2- L’exercice des droits politiques

La nationalité a des effets sur le plan politique. Il s’agit des droits civiques en général comme le droit d’éligibilité, liberté d’opinion, etc. Ainsi, tout Guinéen doit jouir pleinement de ses droits politiques.

Toutefois, en ce qui concerne le Guinéen naturalisé, il est soumis à des restrictions temporaires comme l’écoulement d’un certain délai avant de jouir pleinement de certains droits de nature politique reconnus au Guinéen.

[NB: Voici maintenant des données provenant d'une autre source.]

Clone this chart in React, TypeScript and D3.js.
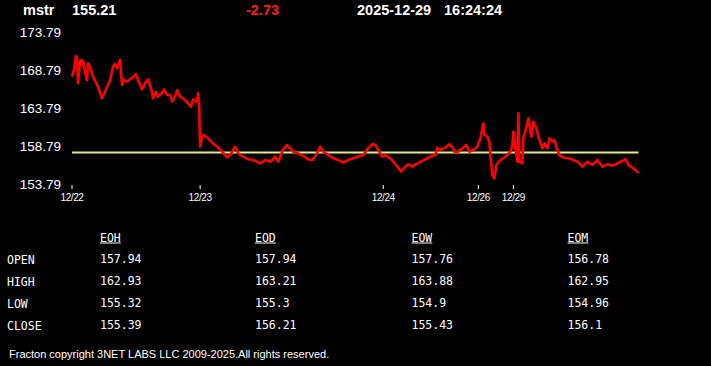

Par exemple, selon l’article 100 du Code civil, « Sous réserve de réciprocité, l’étranger naturalisé est soumis aux incapacités suivantes :

pendant un délai de 5 ans à compter de la date du décret de naturalisation, il ne peut être investi de fonctions ou de mandats électifs pour l’exercice desquels la qualité de Guinéen est nécessaire, sauf dispense expresse accordée par le Président de la République ;

pendant un délai de 3 ans à compter de la date du décret de naturalisation, il ne peut être électeur lorsque la nationalité guinéenne est nécessaire pour permettre l’inscription sur les listes électorales ;

pendant un délai de 3 ans à compter de la date du décret de naturalisation, il ne peut être nommé à des fonctions publiques rétribuées par l’État, inscrit à un barreau ou nommé titulaire d’un office ministériel. »

Il existe néanmoins des exceptions pour le Guinéen naturalisé qui a rendu des services importants et exceptionnels à la République de Guinée comme il résulte des dispositions des articles 101 à 104 du Code civil.

Étant donné que la possession de la nationalité guinéenne n’entraîne pas que des droits, il convient d’aborder à présent les devoirs liés à la qualité de Guinéen.

B- Les devoirs liés au statut de citoyen guinéen

De manière générale, les devoirs du citoyen se résument au respect des lois afin de vivre ensemble dans une société organisée. C’est l’assurance que la liberté, les droits et la sécurité soient garantis pour tous.

Ainsi, on retrouve les devoirs du citoyen guinéen vis-à-vis de l’État (1) et vis-à-vis de ses concitoyens (2).

1- Les devoirs du citoyen guinéen vis-à-vis de l’État

Les citoyens doivent respecter la loi et s’efforcer, grâce à une attitude civique, de la faire respecter. Ayant participé, par l’élection de leurs représentants, à l’élaboration des lois, les citoyens sont obligés de respecter les règles qu’ils se sont fixées. Le non-respect des lois peut constituer une faute qui peut générer de lourdes sanctions civiles ou pénales.

De plus, les devoirs du citoyen sont liés au service national et aux impôts.

Pour le service national, il peut s’agir de l’appel sous les drapeaux pour la défense de la sécurité nationale. Ainsi, les citoyens doivent participer à la défense du pays en temps de guerre, mais aussi en temps de paix.

En ce qui concerne les impôts, c’est la participation de chaque citoyen guinéen à l’effort commun indispensable pour financer les services publics. La police, la justice, les écoles, les hôpitaux, le ramassage des ordures sont au tant d’exemples de services qui nécessitent l’impôt. Ainsi, par leurs contributions fiscales, les citoyens participent au financement des charges de l’État au bénéfice de la communauté nationale.

2- Les devoirs du citoyen guinéen vis-à-vis de ses concitoyens

En tant que citoyen guinéen, chacun a le devoir de respecter les autres. Les devoirs des citoyens les uns envers les autres sont de nature juridique et morale. Chaque citoyen a le devoir de faire preuve de civisme et de civilité.

Ainsi, pour un meilleur vivre-ensemble, tout Guinéen est appelé à vivre en harmonie avec les autres en évitant de porter atteinte à son honneur, d’inciter par exemple à la haine, à la discrimination et à l’ethnocentrisme, tous agissements qui sont de nature à engager la responsabilité pénale de son auteur.

Pour finir, on peut retenir que « ne pas avoir de nationalité, c’est être marginalisé, ne pas trouver sa place.» En posséder, conformément au droit positif guinéen, doit permettre à son titulaire un exercice réel de ce droit avec toutes ses implications en Guinée et à l’étranger. L’assimilation de la notion de nationalité par tous est donc indispensable du point de vue juridique et social. Elle permettrait d’en connaître les enjeux et les défis. La stabilité, la cohésion sociale, la consolidation de la paix et le développement durable de notre pays en dépendent./.